Sunday, March 16, 2003
War as tikkun olam?
Thomas L. Friedman poses a provocative question:
What does Tony Blair get that George Bush doesn't? The only way I can explain it is by a concept from the Kabbalah called "tikkun olam." It means, "to repair the world." If you listened to Tony Blair's speeches in recent weeks they contain something so strikingly absent from Mr. Bush's. Tony Blair constantly puts the struggle for a better Iraq within a broader context of moral concerns. Tony Blair always leaves you with the impression that for him the Iraq war is just one hammer and one nail in an effort to do tikkun olam, to repair the world.
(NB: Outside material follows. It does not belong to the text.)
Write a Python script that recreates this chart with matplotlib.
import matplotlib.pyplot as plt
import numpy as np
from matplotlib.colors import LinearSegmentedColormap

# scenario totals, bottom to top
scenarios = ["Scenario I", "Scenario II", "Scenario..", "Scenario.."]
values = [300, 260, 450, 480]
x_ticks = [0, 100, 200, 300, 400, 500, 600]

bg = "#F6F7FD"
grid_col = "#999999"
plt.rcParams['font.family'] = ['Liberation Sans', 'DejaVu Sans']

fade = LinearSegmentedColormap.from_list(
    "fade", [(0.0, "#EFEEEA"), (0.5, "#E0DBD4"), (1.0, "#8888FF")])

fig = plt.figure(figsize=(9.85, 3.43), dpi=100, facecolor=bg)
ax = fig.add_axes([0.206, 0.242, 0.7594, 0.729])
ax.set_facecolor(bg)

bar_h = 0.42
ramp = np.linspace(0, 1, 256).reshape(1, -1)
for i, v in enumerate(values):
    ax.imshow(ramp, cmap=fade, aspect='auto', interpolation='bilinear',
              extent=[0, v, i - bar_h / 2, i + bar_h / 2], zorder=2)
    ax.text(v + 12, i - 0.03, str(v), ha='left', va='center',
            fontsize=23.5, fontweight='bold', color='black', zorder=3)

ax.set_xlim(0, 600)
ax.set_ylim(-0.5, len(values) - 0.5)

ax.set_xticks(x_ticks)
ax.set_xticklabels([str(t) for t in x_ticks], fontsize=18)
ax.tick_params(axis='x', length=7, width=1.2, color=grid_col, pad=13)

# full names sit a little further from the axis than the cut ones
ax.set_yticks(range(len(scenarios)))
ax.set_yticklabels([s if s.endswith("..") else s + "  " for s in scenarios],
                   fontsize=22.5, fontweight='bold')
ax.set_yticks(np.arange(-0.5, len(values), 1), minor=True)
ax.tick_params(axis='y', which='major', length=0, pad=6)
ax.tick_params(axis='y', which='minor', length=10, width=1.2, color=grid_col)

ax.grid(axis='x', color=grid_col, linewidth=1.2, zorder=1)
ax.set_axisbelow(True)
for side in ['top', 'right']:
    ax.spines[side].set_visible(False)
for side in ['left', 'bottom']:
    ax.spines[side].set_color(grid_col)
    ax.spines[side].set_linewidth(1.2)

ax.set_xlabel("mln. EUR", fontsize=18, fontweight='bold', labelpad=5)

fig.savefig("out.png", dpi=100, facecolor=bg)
George W. Bush, fixated on "homeland security," has a much less lofty vision of the world. Repair is not one of his priorities; "homeland security" overwhelms everything else. Anthony Dworkin writes in the Boston Globe that Blair's vision has true liberal roots — something to keep in mind as we look for a Democrat to succeed Bush:
According to the historian Sir Michael Howard, formerly of Oxford University, Blair's outlook places him squarely in a particular British center-left tradition, that of the 19th-century Liberal leader William Gladstone. ''As against the Conservative Disraelian concept of mere national interest,'' Howard argues, ''Gladstone believed that British foreign policy should be based on a broader concept of international order which should also embrace the right of intervention in states that were misbehaving.'' Gladstone passionately attacked the Conservative government of the day for its failure to challenge the Ottoman Empire over its persecution of Christians in the Balkans. The use of armed force to promote an international order based not on national interest but on a law of humanity-this characterization of the liberal tradition perfectly captures Blair's quasi-evangelical sense of mission in the world. . .
"The world community must show as much its capacity for compassion as for force,'' Blair argued.
Sadly, because Bush has never seemed open to considering options, there will be even more need for repair in the world.